I believe that software development is fundamentally about making decisions, and so this is what I write about (mostly). In 2018 I started Highline Solutions, a consulting practice that helps companies with architecture, devops, and full-stack development. I have two degrees from Carnegie Mellon University, one in Information and Decision Systems and one in Philosophy (thesis). I live in Pittsburgh, PA with my wife and 3 energetic boys.
Got a Comment?

Comments (6)
John
May 27, 2020
Nice post
Jason
May 28, 2020
Great article. I'm looking forward to seeing the others.
Ace
June 06, 2020
Hi Ben,

I enjoy your writing immensely, but am unable to find an RSS/Atom feed for your essays.
Could you point me in the right direction, or does the site not have a feed?

Thanks
Ace
Ben
June 15, 2020
Hi Ace - Sorry for the slow reply. Just added (back) the link to my RSS feed. Thanks for the note!
Greg
June 16, 2020
I love the insight into how humans are wired. So important, but we devs would like to ignore that, as if wetware is as programmable as hardware.

It would be good to see simple example calculation of use-as-is vs. re-write, with the costs in use-as-is attempting to quantify not only the extra time understanding poor code takes, but also the toll on the developers (they leave, taking knowledge capital and training with them).

You've probably got that planned for a future chapter :)

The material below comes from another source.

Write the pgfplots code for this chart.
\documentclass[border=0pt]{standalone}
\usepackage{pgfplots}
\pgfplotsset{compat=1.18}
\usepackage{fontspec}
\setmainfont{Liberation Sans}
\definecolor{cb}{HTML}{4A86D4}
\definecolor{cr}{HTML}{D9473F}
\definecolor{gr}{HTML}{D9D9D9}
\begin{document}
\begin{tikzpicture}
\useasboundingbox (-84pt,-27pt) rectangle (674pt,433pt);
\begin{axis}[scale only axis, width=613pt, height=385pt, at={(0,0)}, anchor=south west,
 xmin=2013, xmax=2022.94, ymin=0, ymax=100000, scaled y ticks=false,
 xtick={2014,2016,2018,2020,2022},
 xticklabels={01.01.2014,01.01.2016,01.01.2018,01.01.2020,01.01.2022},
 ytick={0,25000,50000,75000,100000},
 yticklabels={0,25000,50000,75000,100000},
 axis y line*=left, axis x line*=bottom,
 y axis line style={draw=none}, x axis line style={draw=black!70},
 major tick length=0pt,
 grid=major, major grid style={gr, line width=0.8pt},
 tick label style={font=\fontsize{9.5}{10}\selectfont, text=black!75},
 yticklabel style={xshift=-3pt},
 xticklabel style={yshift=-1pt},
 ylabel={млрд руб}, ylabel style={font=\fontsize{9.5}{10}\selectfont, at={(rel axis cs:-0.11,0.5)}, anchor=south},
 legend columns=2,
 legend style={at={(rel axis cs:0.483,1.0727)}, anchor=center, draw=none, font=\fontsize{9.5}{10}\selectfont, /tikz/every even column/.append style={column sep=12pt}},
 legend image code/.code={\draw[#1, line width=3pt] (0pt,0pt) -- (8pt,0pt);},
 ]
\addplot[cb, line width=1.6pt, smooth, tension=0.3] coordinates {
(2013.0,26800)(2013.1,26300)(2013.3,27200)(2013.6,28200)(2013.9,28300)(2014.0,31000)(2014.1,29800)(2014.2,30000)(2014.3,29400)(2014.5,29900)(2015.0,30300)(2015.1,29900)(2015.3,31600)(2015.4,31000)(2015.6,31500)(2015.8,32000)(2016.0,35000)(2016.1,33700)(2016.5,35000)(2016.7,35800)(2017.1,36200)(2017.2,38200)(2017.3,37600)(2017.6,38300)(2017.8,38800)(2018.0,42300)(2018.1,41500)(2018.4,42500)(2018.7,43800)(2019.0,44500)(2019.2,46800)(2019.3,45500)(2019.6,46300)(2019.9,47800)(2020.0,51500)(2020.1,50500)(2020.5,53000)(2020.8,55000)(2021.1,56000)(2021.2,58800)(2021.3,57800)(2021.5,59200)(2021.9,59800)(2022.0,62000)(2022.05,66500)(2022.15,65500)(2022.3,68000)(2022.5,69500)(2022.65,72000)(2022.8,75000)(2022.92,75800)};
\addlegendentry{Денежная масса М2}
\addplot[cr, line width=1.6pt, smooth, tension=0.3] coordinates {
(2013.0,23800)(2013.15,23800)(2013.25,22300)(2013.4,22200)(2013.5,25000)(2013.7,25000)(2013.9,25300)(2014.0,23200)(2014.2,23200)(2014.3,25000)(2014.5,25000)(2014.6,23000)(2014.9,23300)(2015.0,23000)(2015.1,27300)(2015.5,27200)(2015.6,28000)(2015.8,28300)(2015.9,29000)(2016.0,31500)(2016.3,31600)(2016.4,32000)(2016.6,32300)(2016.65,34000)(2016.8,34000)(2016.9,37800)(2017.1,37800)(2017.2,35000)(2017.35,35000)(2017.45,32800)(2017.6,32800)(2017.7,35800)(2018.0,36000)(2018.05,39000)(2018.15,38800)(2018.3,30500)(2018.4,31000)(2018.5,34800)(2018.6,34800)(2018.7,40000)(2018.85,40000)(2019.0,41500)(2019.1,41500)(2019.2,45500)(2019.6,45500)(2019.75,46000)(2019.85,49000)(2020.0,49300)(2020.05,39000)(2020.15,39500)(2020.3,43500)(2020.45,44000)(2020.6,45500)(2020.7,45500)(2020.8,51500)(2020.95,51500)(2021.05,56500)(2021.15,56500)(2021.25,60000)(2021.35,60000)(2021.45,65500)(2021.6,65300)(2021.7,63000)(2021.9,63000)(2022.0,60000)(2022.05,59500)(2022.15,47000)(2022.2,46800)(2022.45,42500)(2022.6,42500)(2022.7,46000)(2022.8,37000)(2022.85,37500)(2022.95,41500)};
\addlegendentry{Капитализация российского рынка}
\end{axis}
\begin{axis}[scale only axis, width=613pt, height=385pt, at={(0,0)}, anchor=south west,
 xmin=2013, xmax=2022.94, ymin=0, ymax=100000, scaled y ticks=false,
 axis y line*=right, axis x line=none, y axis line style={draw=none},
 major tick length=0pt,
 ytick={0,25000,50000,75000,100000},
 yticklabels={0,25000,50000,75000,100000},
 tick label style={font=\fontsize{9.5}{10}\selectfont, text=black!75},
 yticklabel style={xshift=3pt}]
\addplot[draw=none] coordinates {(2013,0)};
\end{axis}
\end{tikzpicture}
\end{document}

Also, strategies for rewrites. Some make a lot of sense, like parallel-execution-and-compare, and swapping out one part at a time.
Ben
June 18, 2020
@Greg - thanks. Great suggestions. And good point about the impact on developers. I've definitely seen instances where developers flee if there *isn't* a rewrite...because they want a new challenge...and this can/should be a factor in the refactor/rewrite decision.